**Exercise prompt**
Don't include pictures. Quote the lines below from the first through the line that contains "ctx.fillText(yLabelLines[1], 14, 218);".

**Data block**

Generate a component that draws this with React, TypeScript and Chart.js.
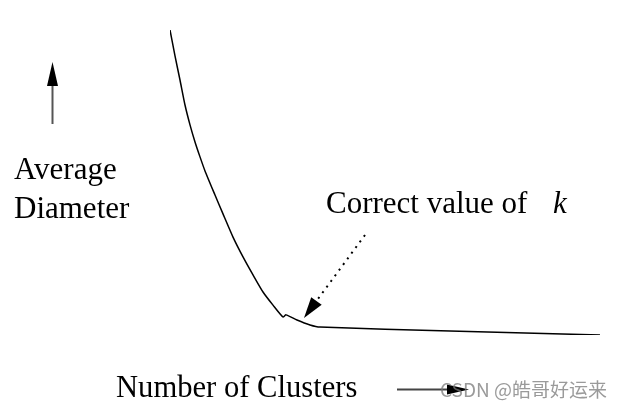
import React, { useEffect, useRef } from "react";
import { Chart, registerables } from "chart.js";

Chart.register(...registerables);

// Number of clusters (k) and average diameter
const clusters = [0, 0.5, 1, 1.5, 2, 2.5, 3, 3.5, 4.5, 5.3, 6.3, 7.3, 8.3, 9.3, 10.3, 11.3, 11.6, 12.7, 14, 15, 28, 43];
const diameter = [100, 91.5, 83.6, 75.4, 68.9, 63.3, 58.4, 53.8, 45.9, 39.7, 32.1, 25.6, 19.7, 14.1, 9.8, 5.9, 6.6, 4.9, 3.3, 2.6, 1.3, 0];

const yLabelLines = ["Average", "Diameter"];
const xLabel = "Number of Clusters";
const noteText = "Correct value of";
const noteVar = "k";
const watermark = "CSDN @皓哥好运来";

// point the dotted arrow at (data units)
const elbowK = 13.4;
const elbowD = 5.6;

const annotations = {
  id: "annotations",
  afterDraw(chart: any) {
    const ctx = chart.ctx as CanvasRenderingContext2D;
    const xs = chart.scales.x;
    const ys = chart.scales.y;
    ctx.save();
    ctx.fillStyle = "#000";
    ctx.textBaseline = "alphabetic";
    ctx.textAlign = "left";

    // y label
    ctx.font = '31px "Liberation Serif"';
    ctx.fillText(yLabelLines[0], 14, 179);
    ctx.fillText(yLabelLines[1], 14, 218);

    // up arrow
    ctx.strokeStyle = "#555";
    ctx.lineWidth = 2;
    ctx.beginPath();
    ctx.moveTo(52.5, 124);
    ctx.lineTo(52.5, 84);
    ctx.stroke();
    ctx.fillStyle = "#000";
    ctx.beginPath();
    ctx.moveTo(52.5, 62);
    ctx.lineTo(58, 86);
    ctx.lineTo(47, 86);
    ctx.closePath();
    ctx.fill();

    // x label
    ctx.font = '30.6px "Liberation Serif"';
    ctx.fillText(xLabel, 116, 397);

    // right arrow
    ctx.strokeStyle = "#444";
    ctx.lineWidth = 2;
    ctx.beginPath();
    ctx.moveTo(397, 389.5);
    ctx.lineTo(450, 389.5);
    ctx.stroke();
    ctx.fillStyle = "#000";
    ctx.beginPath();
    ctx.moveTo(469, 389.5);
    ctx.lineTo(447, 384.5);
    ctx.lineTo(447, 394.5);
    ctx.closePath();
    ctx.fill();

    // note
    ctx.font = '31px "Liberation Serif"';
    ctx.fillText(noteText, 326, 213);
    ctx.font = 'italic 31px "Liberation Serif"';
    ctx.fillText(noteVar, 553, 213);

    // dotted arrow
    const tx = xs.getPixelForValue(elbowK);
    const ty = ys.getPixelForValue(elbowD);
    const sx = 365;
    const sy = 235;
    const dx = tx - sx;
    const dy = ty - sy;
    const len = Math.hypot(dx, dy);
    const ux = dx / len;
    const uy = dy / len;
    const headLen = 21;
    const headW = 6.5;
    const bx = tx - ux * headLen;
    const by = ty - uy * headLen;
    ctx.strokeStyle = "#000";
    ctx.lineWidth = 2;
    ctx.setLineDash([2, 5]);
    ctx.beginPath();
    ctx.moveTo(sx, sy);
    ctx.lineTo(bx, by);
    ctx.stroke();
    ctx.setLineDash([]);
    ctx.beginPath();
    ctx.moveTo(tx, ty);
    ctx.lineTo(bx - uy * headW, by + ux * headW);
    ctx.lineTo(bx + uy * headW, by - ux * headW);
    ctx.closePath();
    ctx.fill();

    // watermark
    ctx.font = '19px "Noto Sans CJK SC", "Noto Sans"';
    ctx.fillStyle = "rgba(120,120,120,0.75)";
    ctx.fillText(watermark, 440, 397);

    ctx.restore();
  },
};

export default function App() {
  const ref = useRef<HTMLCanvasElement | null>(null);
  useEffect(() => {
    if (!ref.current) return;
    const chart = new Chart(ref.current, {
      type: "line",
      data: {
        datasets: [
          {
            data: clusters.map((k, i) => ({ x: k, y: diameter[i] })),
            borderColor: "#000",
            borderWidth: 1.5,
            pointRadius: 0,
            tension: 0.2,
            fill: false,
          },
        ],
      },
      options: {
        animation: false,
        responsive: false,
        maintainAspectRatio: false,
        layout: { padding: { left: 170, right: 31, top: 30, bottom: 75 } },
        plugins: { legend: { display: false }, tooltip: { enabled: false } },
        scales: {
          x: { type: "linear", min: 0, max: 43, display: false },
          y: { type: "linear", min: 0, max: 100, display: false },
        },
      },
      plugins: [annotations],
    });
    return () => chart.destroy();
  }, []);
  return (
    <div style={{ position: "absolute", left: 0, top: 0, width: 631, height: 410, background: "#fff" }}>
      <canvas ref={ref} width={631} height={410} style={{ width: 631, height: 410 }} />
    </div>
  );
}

**Worked answer**
Generate a component that draws this with React, TypeScript and Chart.js.
import React, { useEffect, useRef } from "react";
import { Chart, registerables } from "chart.js";

Chart.register(...registerables);

// Number of clusters (k) and average diameter
const clusters = [0, 0.5, 1, 1.5, 2, 2.5, 3, 3.5, 4.5, 5.3, 6.3, 7.3, 8.3, 9.3, 10.3, 11.3, 11.6, 12.7, 14, 15, 28, 43];
const diameter = [100, 91.5, 83.6, 75.4, 68.9, 63.3, 58.4, 53.8, 45.9, 39.7, 32.1, 25.6, 19.7, 14.1, 9.8, 5.9, 6.6, 4.9, 3.3, 2.6, 1.3, 0];

const yLabelLines = ["Average", "Diameter"];
const xLabel = "Number of Clusters";
const noteText = "Correct value of";
const noteVar = "k";
const watermark = "CSDN @皓哥好运来";

// point the dotted arrow at (data units)
const elbowK = 13.4;
const elbowD = 5.6;

const annotations = {
  id: "annotations",
  afterDraw(chart: any) {
    const ctx = chart.ctx as CanvasRenderingContext2D;
    const xs = chart.scales.x;
    const ys = chart.scales.y;
    ctx.save();
    ctx.fillStyle = "#000";
    ctx.textBaseline = "alphabetic";
    ctx.textAlign = "left";

    // y label
    ctx.font = '31px "Liberation Serif"';
    ctx.fillText(yLabelLines[0], 14, 179);
    ctx.fillText(yLabelLines[1], 14, 218);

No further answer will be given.